Et, là-dessus, il lui tourna le dos. Voilà comment a été congédié, le trente, un des plus fidèles serviteurs de la monarchie. Il en était navré.

Il avait entendu monsieur de Polignac répondant à madame de Gontaut, qui l’accablait de reproches : « Ayez donc de la foi, ayez donc de la foi, elle vous manque à tous, » et tenir aussi ce propos qu’il a répété plusieurs fois : « Si mon épée ne s’était pas brisée entre mes mains, j’établissais la Charte sur une base inébranlable. » Cette phrase ne s’expliquait pas mieux que sa conduite ; il avait, au reste, l’air parfaitement serein.

En revanche, le pauvre duc de Raguse était désespéré de tout ce qui s’était passé à Paris, accablé de tout ce qu’il voyait à Saint-Cloud, quoique sa scène avec monsieur le Dauphin n’eût pas encore eu lieu.

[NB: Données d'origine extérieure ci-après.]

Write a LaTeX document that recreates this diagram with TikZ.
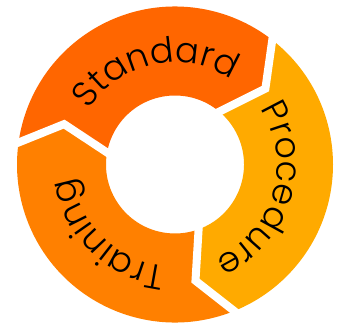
\documentclass[tikz,border=0pt]{standalone}
\usepackage{fontspec}
\setmainfont{Poppins Light}
\usetikzlibrary{decorations.text}
\definecolor{cstd}{RGB}{255,102,0}
\definecolor{ctrn}{RGB}{255,128,0}
\definecolor{cprc}{RGB}{255,170,0}
\newcommand\ringseg[3]{%
  \fill[#1] ({#3+2}:\Ro) -- ({#3-10}:\Rm) -- (#3:\Ri)
    arc[start angle=#3, end angle=#2, radius=\Ri]
    -- ({#2-10}:\Rm) -- ({#2+2}:\Ro)
    arc[start angle={#2+2}, end angle={#3+2}, radius=\Ro] -- cycle;}
\newcommand\ringgap[1]{%
  \draw[gapline] ({#1+2}:\Ro) -- ({#1-10}:\Rm) -- (#1:\Ri);}
\newcommand\ringtext[2]{%
  \path[decorate, decoration={text along path, text align=center,
    text={|\fontsize{35}{40}\selectfont|#2}}]
    ({#1+75}:\Rt) arc[start angle={#1+75}, end angle={#1-75}, radius=\Rt];}
\begin{document}
\begin{tikzpicture}[x=1pt,y=1pt,
  gapline/.style={white, line width=8, line join=miter, shorten <=-12, shorten >=-12}]
\useasboundingbox (-175,-161.5) rectangle (166,164.5);
\def\Ro{158}\def\Ri{69}\def\Rm{118}\def\Rt{102}
\ringseg{cstd}{170}{50}
\ringseg{cprc}{50}{-70}
\ringseg{ctrn}{290}{170}
\ringgap{50}
\ringgap{170}
\ringgap{290}
\ringtext{102}{Standard}
\ringtext{-17}{Procedure}
\ringtext{226}{Training}
\end{tikzpicture}
\end{document}
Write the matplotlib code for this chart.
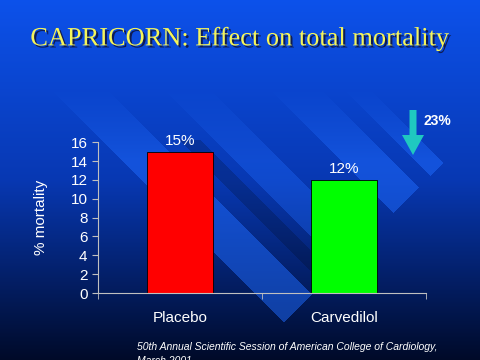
import matplotlib.pyplot as plt
import matplotlib.patheffects as pe
from matplotlib.patches import FancyArrow
import numpy as np

# data
groups = ["Placebo", "Carvedilol"]
mortality = [15, 12]
value_labels = ["15%", "12%"]
reduction_label = "23%"
yticks = [0, 2, 4, 6, 8, 10, 12, 14, 16]

fig = plt.figure(figsize=(4.8, 3.6), dpi=100)

# background: vertical gradient plus faint 45 degree bands
bg = fig.add_axes([0, 0, 1, 1])
bg.set_xlim(0, 480)
bg.set_ylim(360, 0)
bg.axis("off")
yy, xx = np.mgrid[0:360, 0:480].astype(float)
t = (yy / 359)[..., None]
top = np.array([0.05, 0.32, 0.92])
mid = np.array([0.03, 0.22, 0.70])
bot = np.array([0.0, 0.04, 0.16])
img = np.where(t < 0.5, top + (mid - top) * (t / 0.5), mid + (bot - mid) * ((t - 0.5) / 0.5))

u = xx - yy
v = xx + yy
fade = np.clip((yy - 90) / 70, 0, 1)
light = np.array([0.12, 0.42, 1.0])
for c1, c2, a, k in [(-38, 17, 0.5, 605), (75, 120, 0.35, 605), (181, 231, 0.5, 605), (255, 280, 0.5, 605)]:
    m = ((u >= c1) & (u <= c2) & (v <= k)) * fade * a
    img = img * (1 - m[..., None]) + light * m[..., None]
m = ((u >= 40) & (u <= 60) & (v <= 580) & (yy >= 140)) * 0.18
img = img * (1 - m[..., None])
bg.imshow(img, extent=[0, 480, 360, 0], aspect="auto", zorder=0)

# title
fig.text(0.5, 0.892, "CAPRICORN: Effect on total mortality", ha="center", va="center",
         fontsize=19, family="Liberation Serif", color="#f5f55a",
         path_effects=[pe.withSimplePatchShadow(offset=(1.5, -1.5), shadow_rgbFace="#101030", alpha=0.8)])

ax = fig.add_axes([0.204, 0.186, 0.683, 0.419])
ax.patch.set_alpha(0)
x = np.arange(len(groups))
bars = ax.bar(x, mortality, width=0.4, color=["#ff0000", "#00ff00"], edgecolor="black", linewidth=0.6)
for xi, val, lab in zip(x, mortality, value_labels):
    ax.text(xi, val + 0.4, lab, ha="center", va="bottom", color="white", fontsize=11, family="Liberation Sans")

ax.set_xlim(-0.5, 1.5)
ax.set_ylim(0, 16)
ax.set_yticks(yticks)
ax.set_xticks(x)
ax.set_xticklabels(groups)
ax.set_xticks([-0.5, 0.5, 1.5], minor=True)
ax.tick_params(axis="x", which="major", length=0, pad=13, labelsize=11, labelcolor="white")
ax.tick_params(axis="x", which="minor", length=4, color="#c0c0c0", direction="out")
ax.tick_params(axis="y", length=4, color="#c0c0c0", labelsize=11, labelcolor="white")
for lbl in ax.get_xticklabels() + ax.get_yticklabels():
    lbl.set_family("Liberation Sans")
ax.set_ylabel("% mortality", color="white", fontsize=11, family="Liberation Sans", labelpad=16)
for sp in ["top", "right"]:
    ax.spines[sp].set_visible(False)
for sp in ["left", "bottom"]:
    ax.spines[sp].set_color("#c0c0c0")

# reduction arrow
bg.add_patch(FancyArrow(413, 110, 0, 45, width=7, head_width=22, head_length=20,
                        length_includes_head=True, facecolor="#1fc8c0", edgecolor="none", zorder=3))
bg.text(437, 121, reduction_label, ha="center", va="center", color="white", fontsize=10,
        fontweight="bold", family="Liberation Sans", zorder=3)

# footnote
fig.text(137 / 480, 1 - 347 / 360, "50th Annual Scientific Session of American College of Cardiology,",
         ha="left", va="center", color="white", fontsize=7.5, style="italic", family="Liberation Sans")
fig.text(137 / 480, 1 - 361 / 360, "March 2001", ha="left", va="center", color="white",
         fontsize=7.5, style="italic", family="Liberation Sans")

fig.savefig("out.png", dpi=100)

Pozzo vint chez moi. Monsieur de Glandevès lui raconta les détails de sa visite à Saint-Cloud, et il en revint à son antienne du matin et de la veille : ces gens-là étaient perdus, finis ; Neuilly présentait la seule ressource qui pouvait sauver le pays. Je lui parlai de l’état de monsieur de Mortemart : « C’est un brave et excellent homme, me dit-il ; fut-il en pleine santé, il n’est pas de force dans ces conjonctures. D’ailleurs, personne ne le serait avec ces gens-là. »

Pozzo me quitta de bonne heure. Plusieurs personnes passèrent dans mon salon ; j’ai oublié quelles elles étaient. Monsieur Pasquier arriva tard ; il avait vu monsieur de Mortemart dans son lit très souffrant d’un violent accès de fièvre. Rien de ce qui s’était passé à l’Hôtel de Ville, ni à la Chambre des députés, n’était favorable à sa mission.